Fixa-se o valor do processo em €61.433,33 (sessenta e um mil quatrocentos e trinta e três euros e trinta e três cêntimos), nos termos do disposto no art. 32.º do CPTA e no art. 97.º-A do CPPT, aplicáveis por força do disposto no artigo 29.º, n.º 1, als. a) e b), do RJAT, e do artigo 3.º, n.º 2, do Regulamento de Custas nos Processos de Arbitragem Tributária (RCPAT).

 

VI. Custas

Nos termos da Tabela I anexa ao RCPAT, as custas são no valor de €2448,00 (dois mil quatrocentos e quarenta e oito euros), a pagar pela Requerida, conformemente ao disposto nos artigos 12.º, n.º 2, e 22.º, n.º 4, do RJAT, e artigo 4.º, n.º 5, do RCPAT.

 

Notifique-se.

Lisboa, 11 de abril de 2019.

 

A Árbitro Presidente

 

 

(Fernanda Maçãs)

 

 

 

O Árbitro Vogal

 

 

(Jónatas Machado)

 

 

O Árbitro Vogal

 

(Miguel Patrício)

 

Texto elaborado em computador, nos termos do disposto

no art. 131.º, n.º 5, do CPC, aplicável por remissão do art. 29.º, n.º 1, al. e), do RJAT.

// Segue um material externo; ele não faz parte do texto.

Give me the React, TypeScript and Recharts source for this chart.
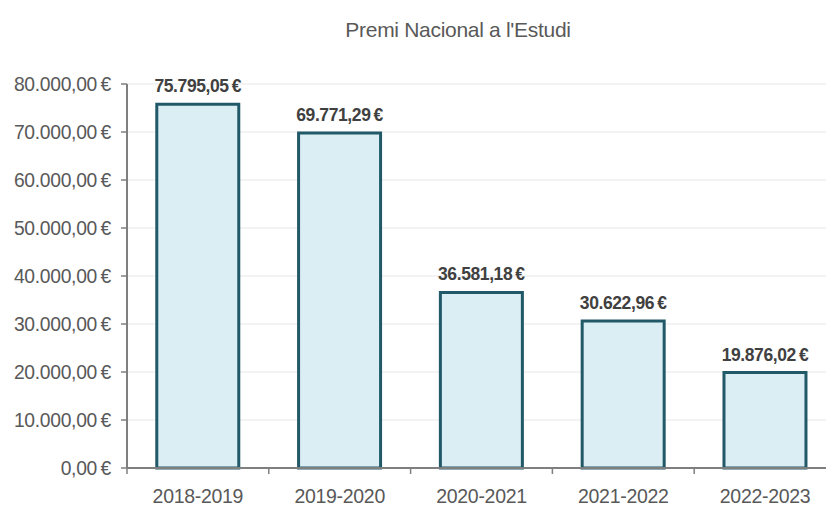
import React from "react";
import { BarChart, Bar, XAxis, YAxis, CartesianGrid, LabelList } from "recharts";

const categories = ["2018-2019", "2019-2020", "2020-2021", "2021-2022", "2022-2023"];
const amounts = [75795.05, 69771.29, 36581.18, 30622.96, 19876.02];
const yTicks = [0, 10000, 20000, 30000, 40000, 50000, 60000, 70000, 80000];
const title = "Premi Nacional a l'Estudi";

const data = categories.map((c, i) => ({ curs: c, import: amounts[i] }));

const FONT = "'Liberation Sans', Arial, sans-serif";

const fmt = (v: number) => {
  const fixed = v.toFixed(2);
  const [int, dec] = fixed.split(".");
  const withDots = int.replace(/\B(?=(\d{3})+(?!\d))/g, ".");
  return `${withDots},${dec}\u2009€`;
};

const XTick = (props: any) => {
  const { x, y, payload } = props;
  const off = payload.offset || 0;
  return (
    <g>
      <line x1={x - off} x2={x - off} y1={y} y2={y + 6} stroke="#7f7f7f" strokeWidth={1.5} />
      <text x={x} y={y + 21} dy="0.71em" textAnchor="middle" fill="#595959" fontSize={19.5} fontFamily={FONT} letterSpacing={-0.3}>
        {payload.value}
      </text>
    </g>
  );
};

export default function App() {
  return (
    <div style={{ position: "absolute", left: 0, top: 0, width: 826, height: 507, overflow: "hidden", background: "#fff" }}>
      <BarChart
        width={836}
        height={507}
        data={data}
        margin={{ top: 84, right: 0, bottom: 0, left: 0 }}
        barCategoryGap="21%"
      >
        <text x={458} y={37} textAnchor="middle" fill="#595959" fontSize={21} fontFamily={FONT} letterSpacing={-0.3}>
          {title}
        </text>
        <CartesianGrid vertical={false} stroke="#efefef" strokeWidth={1.5} />
        <XAxis
          dataKey="curs"
          height={39}
          tickLine={false}
          tickSize={0}
          tickMargin={0}
          tick={<XTick />}
          axisLine={{ stroke: "#7f7f7f", strokeWidth: 2 }}
          interval={0}
        />
        <YAxis
          width={127}
          domain={[0, 80000]}
          ticks={yTicks}
          tickFormatter={fmt}
          tickSize={6}
          tickMargin={10}
          interval={0}
          tick={{ fill: "#595959", fontSize: 19.3, fontFamily: FONT, letterSpacing: -0.3 }}
          tickLine={{ stroke: "#7f7f7f", strokeWidth: 1.5 }}
          axisLine={{ stroke: "#7f7f7f", strokeWidth: 2 }}
        />
        <Bar dataKey="import" fill="#DAEEF3" stroke="#215968" strokeWidth={3} isAnimationActive={false}>
          <LabelList
            dataKey="import"
            position="top"
            offset={12}
            formatter={(v: any) => fmt(Number(v))}
            style={{ fill: "#404040", fontSize: 17.5, fontWeight: "bold", fontFamily: FONT, letterSpacing: -0.4 }}
          />
        </Bar>
      </BarChart>
    </div>
  );
}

A redacção da presente decisão rege-se pela ortografia anterior ao Acordo Ortográfico de 1990.

 



[1] Smith, Harmelink, Hasselback, CCH Federal Taxation, Basic Principles, Wolters Kluwer, Chicago, 2017, 4-11 § 4385 ss..

[2] V. nestes termos, Acórdãos do STA, Proc. 0107/11, de 30.11.2011, e Proc n.º 01077/08, de 20.05.2009.

[3] Ainda assim, o critério de indispensabilidade era interpretado de forma que nos parece demasiado aberta. Cfr., 298/2017-T, de 28.11.2017, fazendo equivaler a indispensabilidade aos gastos contraídos no interesse da empresa.

[4] David I. Walker, “Suitable for Framing: Business Deductions in a Net Income Tax System”, 52, William and Mary Law Review, 2011, 1247 ss., 1257 ss..

[5] Em sentido convergente, veja-se a argumentação expedida no Acórdão do CAAD, Processo n.º 644/2014-T, de 21.04.2015. 

[6] Acórdão do STA, Proc. n.º 049/11, de 15.06.2011.